À quoi ressemble Arritti en 2025 ?
C’est peut-être un signe : nous arrivons à soixante ans d’existence, six décennies de combats menés collectivement. Aujourd’hui, une nouvelle génération s’empare du journal. Des jeunes s’intéressent à notre titre et veulent s’y exprimer. Dans notre équipe rédactionnelle, entre 8 et 10 jeunes de 20 à 25 ans écrivent régulièrement. Ils ont des plumes très différentes, et cela me donne des raisons d’espérer. Faire vivre un journal papier, ce n’est pas simple. Nous sommes dans un monde dominé par l’intelligence artificielle, les réseaux sociaux… Chacun fabrique sa propre information sur Facebook. Mais il est important de faire vivre des journaux comme Arritti, qui structurent la pensée, surtout dans un combat comme le nôtre.
Quelles sont les évolutions envisagées pour le journal ? Entre réseaux sociaux et nouveaux projets.
C’est déjà en marche. Nous laissons carte blanche aux jeunes. Ils ont créé un compte Instagram très actif, avec des podcasts. Le site internet a aussi été refait. Il faudra aller plus loin, plus fort, mais le support papier ne doit pas disparaître. Grâce à la Fondation Coppieters, nous envisageons aussi de numériser l’ensemble des numéros d’Arritti.
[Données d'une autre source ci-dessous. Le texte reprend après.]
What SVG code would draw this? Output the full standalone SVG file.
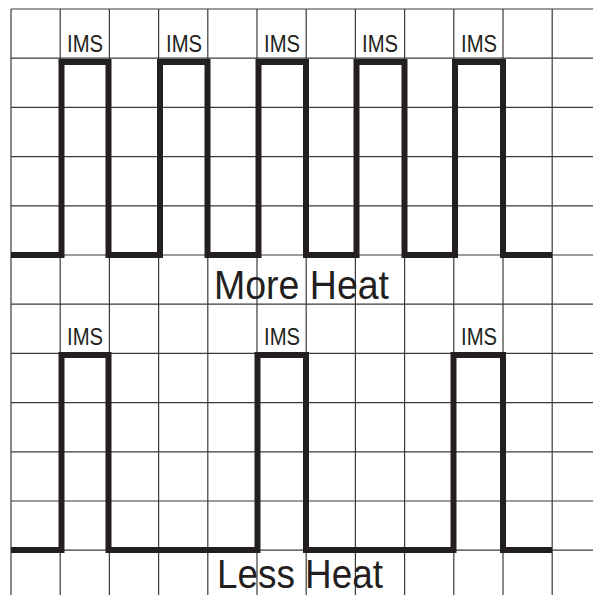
<svg xmlns="http://www.w3.org/2000/svg" width="593" height="595" viewBox="0 0 593 595">
<style>
.grid line{stroke:#3a3a3a;stroke-width:1.2}
.wave{fill:none;stroke:#231f20;stroke-width:6;stroke-linejoin:miter;stroke-linecap:butt}
.ims{font-family:"Liberation Sans",Arial,sans-serif;font-size:24px;fill:#231f20}
.big{font-family:"Liberation Sans",Arial,sans-serif;font-size:40px;fill:#231f20}
</style>
<rect width="593" height="595" fill="#ffffff"/>
<g class="grid" id="grid">
<line x1="11" y1="9" x2="593" y2="9"/>
<line x1="11" y1="58.2" x2="593" y2="58.2"/>
<line x1="11" y1="107.4" x2="593" y2="107.4"/>
<line x1="11" y1="156.6" x2="593" y2="156.6"/>
<line x1="11" y1="205.8" x2="593" y2="205.8"/>
<line x1="11" y1="255" x2="593" y2="255"/>
<line x1="11" y1="304.2" x2="593" y2="304.2"/>
<line x1="11" y1="353.4" x2="593" y2="353.4"/>
<line x1="11" y1="402.6" x2="593" y2="402.6"/>
<line x1="11" y1="451.8" x2="593" y2="451.8"/>
<line x1="11" y1="501" x2="593" y2="501"/>
<line x1="11" y1="550.2" x2="593" y2="550.2"/>
<line x1="11" y1="9" x2="11" y2="595"/>
<line x1="60.2" y1="9" x2="60.2" y2="595"/>
<line x1="109.4" y1="9" x2="109.4" y2="595"/>
<line x1="158.6" y1="9" x2="158.6" y2="595"/>
<line x1="207.8" y1="9" x2="207.8" y2="595"/>
<line x1="257" y1="9" x2="257" y2="595"/>
<line x1="306.2" y1="9" x2="306.2" y2="595"/>
<line x1="355.4" y1="9" x2="355.4" y2="595"/>
<line x1="404.6" y1="9" x2="404.6" y2="595"/>
<line x1="453.8" y1="9" x2="453.8" y2="595"/>
<line x1="503" y1="9" x2="503" y2="595"/>
<line x1="552.2" y1="9" x2="552.2" y2="595"/>
</g>
<g id="connectors">
<path id="wave-more" class="wave" d="M11 255 H61.5 V62 H108.5 V255 H160 V62 H207.5 V255 H258.5 V62 H306 V255 H356.5 V62 H404.5 V255 H455 V62 H503 V255 H552"/>
<path id="wave-less" class="wave" d="M11 550 H61.5 V355 H108.5 V550 H257.5 V355 H306 V550 H453.5 V355 H503 V550 H552"/>
</g>
<g id="labels-more">
<text class="ims" x="67" y="52" textLength="36" lengthAdjust="spacingAndGlyphs">IMS</text>
<text class="ims" x="166" y="52" textLength="36" lengthAdjust="spacingAndGlyphs">IMS</text>
<text class="ims" x="264" y="52" textLength="36" lengthAdjust="spacingAndGlyphs">IMS</text>
<text class="ims" x="362" y="52" textLength="36" lengthAdjust="spacingAndGlyphs">IMS</text>
<text class="ims" x="461" y="52" textLength="36" lengthAdjust="spacingAndGlyphs">IMS</text>
<text class="big" x="214" y="299" textLength="175" lengthAdjust="spacingAndGlyphs">More Heat</text>
</g>
<g id="labels-less">
<text class="ims" x="67" y="345" textLength="36" lengthAdjust="spacingAndGlyphs">IMS</text>
<text class="ims" x="264" y="345" textLength="36" lengthAdjust="spacingAndGlyphs">IMS</text>
<text class="ims" x="461" y="345" textLength="36" lengthAdjust="spacingAndGlyphs">IMS</text>
<text class="big" x="217" y="588" textLength="166" lengthAdjust="spacingAndGlyphs">Less Heat</text>
</g>
</svg>
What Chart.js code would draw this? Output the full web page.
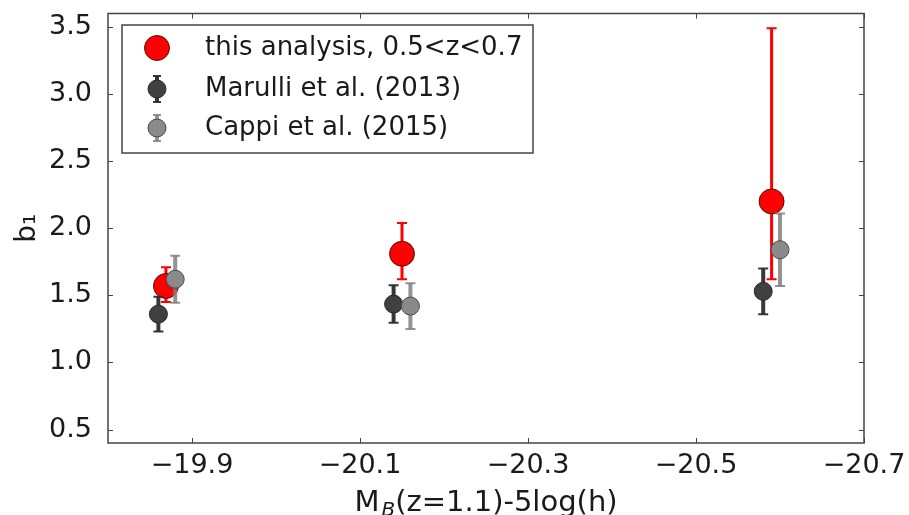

J’en profite pour lancer un appel : si certains possèdent des exemplaires des années 60 et 70, qu’ils nous les prêtent. En 1977, un incendie criminel a ravagé notre imprimerie et nous avons perdu toutes nos archives. Aujourd’hui, avec cette jeunesse, Arritti regarde vers l’avenir. Cela nous fait énormément de bien. Il est important d’avoir plusieurs plumes dans une rédaction : ce sont autant de façons différentes de raconter le monde.